His work with Roothead Studios, known particularly for its wedding videography and drone photography, have lent themselves well to his proprietorship of The Missoula Haunted House. “Video production is also about transporting your audience, and delivering to them, a specifically curated experience. That, in turn, is what the Haunted House is to me, a specifically curated experience designed to thrill.” The elements of video production, he says, like “makeup, costuming, lighting, etc.,” have “…lent themselves wholly to designing and building the Haunted House.”
2018 will be the sixth year of the Missoula Haunted House, and each year the attraction has its challenges. It has always been constructed in the Llama Barn on the Missoula fairgrounds, 7,000 square feet of unused space in which Davenport and his team of nightmare crafters have to, as he says, “construct the Haunted House from the ground up.” They generally only have between five and six weeks to get it running, during which time its “all hands on-deck” at Roothead Studios to top themselves in theme, story, and execution every year.
The Missoula Haunted House is big on story. Every year so far, the Haunt has been characterized by a high-concept theme that has driven the scares and which read like the backs of VHS tapes found in the horror section of a video store: there’s “The Reaping”, in which visitors encountered cultists set on “sacrificing victims to pagan gods to ensure a good harvest of crops,” and “Once Upon a Nightmare, and Other Tales of Terror,” in which “a possessed book… sucks you into its pages” in which the petrified victim encounters twisted versions of once-placid fairy tales. They’ve even gone a little classic ‘50s sci-fi once, with “Quarantine: Death From Above,” a paranoid potboiler about aliens turning humans into zombies in advance of their invasion.
Designing something within the theme seems to be a big part of the fun for Davenport. He says that after they land on a story “inspiration generally hits me and I go down the rabbit hole of the most terrifying situations I can think of” within the theme. Then he has to “weed through the scares that are impossible to pull off, the ultimate goal being, of course, to “make the Haunted House something that would scare me to go through.”
This year’s theme will be “Sideshow Massacre,” which Davenport assures will be a grotesque mélange of “fortune tellers, trapeze artists, lion tamers, freak shows, etc.” He’s reluctant to say too much but says to expect a dark take on the “1940s-ish Barnum and Bailey-style circus.”

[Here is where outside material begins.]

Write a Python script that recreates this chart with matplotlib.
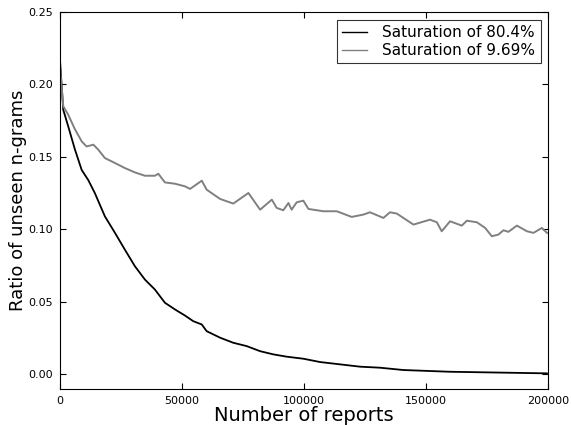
import numpy as np
import matplotlib
matplotlib.use("Agg")
import matplotlib.pyplot as plt

# saturation 80.4% (black)
x_hi = [0, 1350, 3400, 6150, 8900, 11600, 14300, 18400, 22500, 26600, 30700,
        34800, 38900, 43000, 47100, 51200, 54600, 58100, 60100, 65600, 71000,
        76500, 82000, 87400, 92900, 99700, 106600, 114800, 123000, 131100,
        140700, 159800, 199500]
y_hi = [0.217, 0.1825, 0.171, 0.155, 0.141, 0.134, 0.125, 0.109, 0.0977, 0.086,
        0.0746, 0.0654, 0.0585, 0.0494, 0.0448, 0.0406, 0.0367, 0.0344, 0.0298,
        0.0253, 0.0218, 0.0195, 0.016, 0.0138, 0.0122, 0.0108, 0.0085, 0.0069,
        0.0053, 0.0046, 0.003, 0.0018, 0.0007]

# saturation 9.69% (grey)
x_lo = [0, 1350, 3400, 6150, 8900, 10900, 13700, 15700, 18400, 22500, 26600,
        30700, 34800, 38900, 40300, 43000, 47100, 51200, 53300, 58100, 60100,
        65600, 71000, 77200, 82000, 86800, 88800, 91500, 93600, 94900, 97000,
        99700, 101800, 107900, 113400, 119500, 124300, 127000, 132500, 135200,
        138000, 144800, 151600, 154400, 156400, 159800, 164600, 166700, 170800,
        174200, 176900, 179600, 181700, 183700, 187200, 191300, 194000, 197400,
        199500]
y_lo = [0.212, 0.185, 0.179, 0.169, 0.1607, 0.1572, 0.1584, 0.155, 0.1492,
        0.1458, 0.1423, 0.1393, 0.137, 0.137, 0.1384, 0.1324, 0.1315, 0.1297,
        0.1279, 0.1336, 0.1274, 0.121, 0.1178, 0.1251, 0.1136, 0.1205, 0.1148,
        0.1132, 0.1182, 0.1136, 0.1187, 0.1198, 0.1141, 0.1125, 0.1125, 0.1086,
        0.1102, 0.1118, 0.1079, 0.1118, 0.1109, 0.1033, 0.1067, 0.1049, 0.0987,
        0.1056, 0.1026, 0.106, 0.1049, 0.101, 0.0953, 0.0964, 0.0994, 0.0983,
        0.1026, 0.0987, 0.0976, 0.101, 0.0976]

fig = plt.figure(figsize=(5.71, 4.25), dpi=100)
ax = fig.add_axes([0.105, 0.085, 0.855, 0.887])
ax.plot(x_hi, y_hi, color="black", lw=1.3, label="Saturation of 80.4%")
ax.plot(x_lo, y_lo, color="#808080", lw=1.4, label="Saturation of 9.69%")

ax.set_xlim(0, 200000)
ax.set_ylim(-0.01, 0.25)
ax.set_xticks([0, 50000, 100000, 150000, 200000])
ax.set_yticks([0.0, 0.05, 0.10, 0.15, 0.20, 0.25])
ax.set_yticklabels(["0.00", "0.05", "0.10", "0.15", "0.20", "0.25"])
ax.tick_params(direction="in", top=True, right=True, labelsize=8, length=4, pad=5)
ax.set_xlabel("Number of reports", fontsize=14, labelpad=0)
ax.set_ylabel("Ratio of unseen n-grams", fontsize=13, labelpad=1)

leg = ax.legend(loc="upper right", fontsize=11, frameon=True, fancybox=False,
                borderaxespad=0.5, handlelength=1.6, handletextpad=1.0,
                borderpad=0.35, labelspacing=0.2)
leg.get_frame().set_edgecolor("black")
leg.get_frame().set_linewidth(0.8)
for h in leg.get_lines():
    h.set_linewidth(1.0)

fig.savefig("out.png", dpi=100)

Unwary travelers and seekers after bad dreams in the area of Victor and Missoula would do well find themselves in Kirkland and Davenport’s grip this Halloween. But Montanans know that even the smallest, safest towns will be overcome by a pandemic of fear as community haunted houses run by the aforementioned Jaycees, churches, schools and others will shatter the peaceful sleep of innocent townsfolk throughout the state. Beware, for instance, the Anderson School Haunted House in Bozeman, whose kids transform yearly into ghouls, creatures, and menacing killers. And the Jaycees of Billings have also distinguished themselves in the field of apoplexy inducement with events like the “Two Moon Haunted Hallows,” a one-mile hike through a forest filled with—gulp—clowns and spiders.
Honestly, just writing this article has proven to be a scary experience. My palms are a little sweaty, and I’m jumping at little noises. My eyes are searching the shadows for movement. Suddenly, there’s a noise. Do you hear it too? It seems to be… no, it couldn’t, could it? It IS!